Barajın MHP için yüzde 7’ye indirildiği, ayrıca bu şekilde “Yüzde 10 barajını indirdik” propagandası yapılmasının da hedeflendiği yorumu yapıldı.
İktidarın seçim yasası üzerinde “mühendislik” yaparak seçimi kazanma hesabı yaptığı, bu nedenle de ittifak içi baraj getirilmesi de olasılık dahilinde değerlendirildi.
İttifak için barajın, “yeni kurulan ya da oyu düşük partilerin devre dışı bırakılması” anlamına geleceği, bu olasılığa karşı ortak çözüm üretilmesi gerektiği vurgulandı.
‘Adayın kim olacağı değil, ilkeler konuşulmalı’
Son dönemdeki, muhalefetin cumhurbaşkanı adaylığı üzerinden yaşanan tartışmalar da görüşmenin gündemindeydi.
“Tek aday, çoklu aday” tartışmalarının, iktidarın işine yaradığı değerlendirmesi yapan iki lider, adaylık konusunun magazinleştirilmesine yol açacak tutumdan kaçınılması, iktidarın eline bu konuda koz verilmemesi, adayın kim olacağından çok “adaylık konusundaki ilkelerin” ortaya konulmasının önemli olduğu vurgulandı.

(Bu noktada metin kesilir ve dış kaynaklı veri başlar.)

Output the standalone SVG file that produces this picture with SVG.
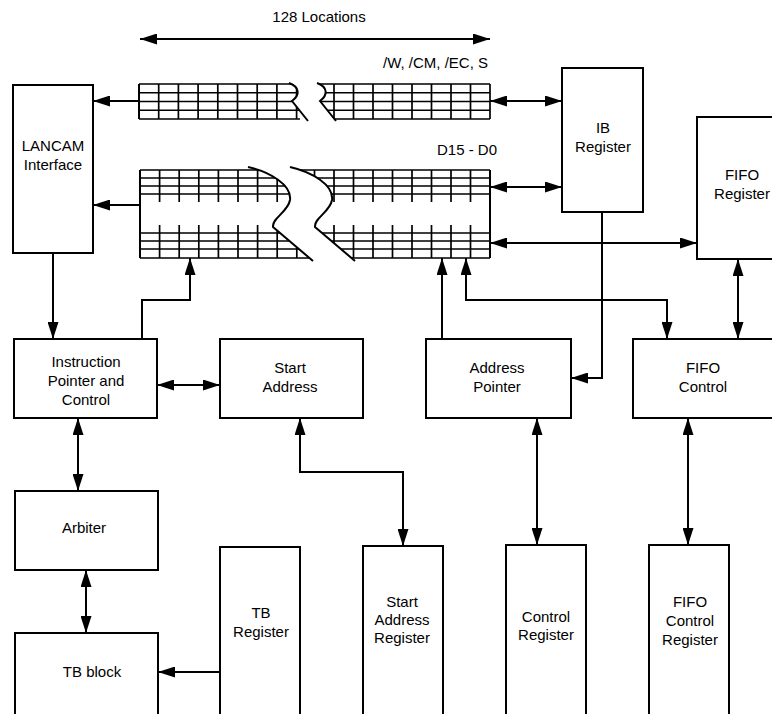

Görüşmede, her siyasi parti genel başkanının adaylık talep etmesinin doğal olduğu ancak aday belirleme konusunda partizanca hareket edilmemesi ve tüm kesimlerin kendisini temsil edebileceğine inanacağı bir isim üzerinde uzlaşma sağlanması gerektiği dile getirildi.